Not really, came the answer. Matthews told me that his board of directors consisted of captains of Wall Street, and, try as he might, he could never get his vestry to agree on good versus bad companies (beyond their capacities to generate future profits). There was a strong view that it was the board’s fiduciary responsibility to make sure the church’s portfolio generated the best return. It was the job of priests and parishioners to then decide what good works could be done with the proceeds.

That was 18 years ago, and the movement has come a long, long way. Many practitioners have taken the word “social” out of the acronym; it’s still SRI, but Socially Responsible Investing now stands for Sustainable, Responsible, Impact investing. It involves much more than screening out companies that do stuff you don’t like (like despoiling the Earth). It can also mean rewarding companies that do better than their peers to address social ills as you, the investor, see them. SRI is also about shareholder engagement. Investors are part-owners of companies and can band together to pressure management to clean up its act.

All those years ago, SRI might have come off as hippie investing money management for the granola set. Now, it’s very big business, with some of the largest investment companies in the world prepared to screen portfolios.

It may be that this month SRI reached a new milestone: a high-level call for governments to help with this movement. Some of the most powerful people in the world have, in essence, endorsed what they label as Impact Investing. British Prime Minister David Cameron, as then-head of the Group of Eight club of nations, had called for a committee to be pulled together on the subject. The U.S., Canada, Britain, France, Germany, Italy, Japan, Australia and the European Union delegated one senior official and one prominent figure from the private sector to the group. Their mission: to figure out ways to take Impact Investing to the next level, so it can do even more to make the world a better place. The project grew out of the sense that persists after the great financial collapse of 2008 that the world of finance needs to “build a health society rather than endanger it.”

You’ve heard of the “invisible hand”? The group has just released a report calling “Impact Investing” the “invisible heart” of markets. I spoke with Matthew Bishop, New York Bureau Chief for The Economist magazine, who served as the fancy group’s reporter. He said the group embraced the notion of “three-dimensional investing,” adding social and environmental impact to the usual elements of risk and reward.

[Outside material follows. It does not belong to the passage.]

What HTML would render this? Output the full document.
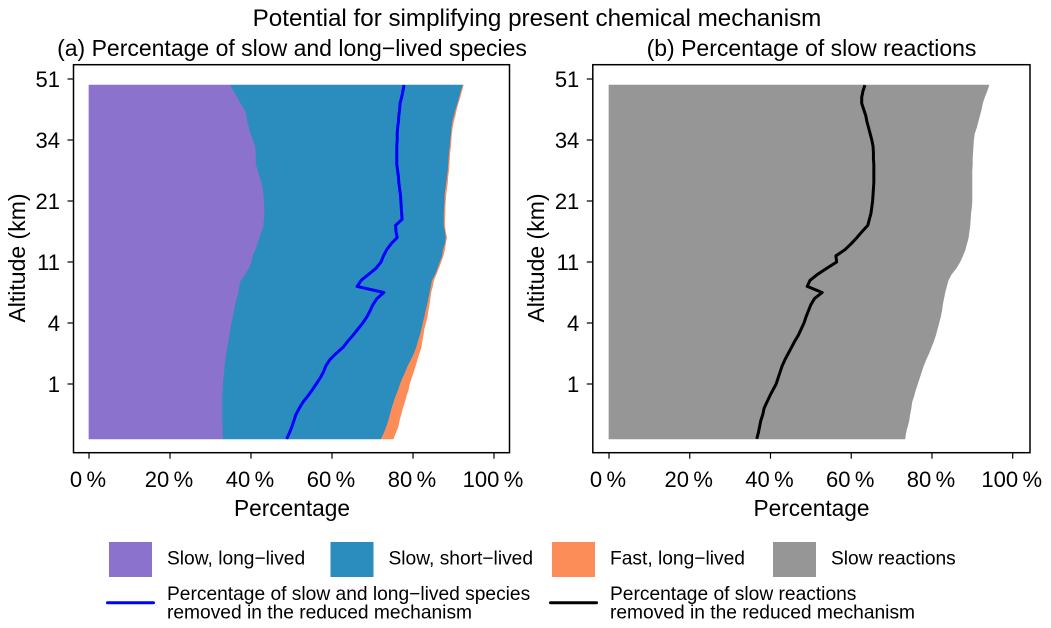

He is also excited about new ways of measuring the effects of impact investing.

What’s next? The report argues that it is now time for governments to play a key role in markets that make the world healthier by making sure that regulations aren’t a stumbling block for these social innovations. Government can also make sure that when it spends its big money, it does its part to demand the similar kinds of social returns that investors may increasingly ask of their portfolios.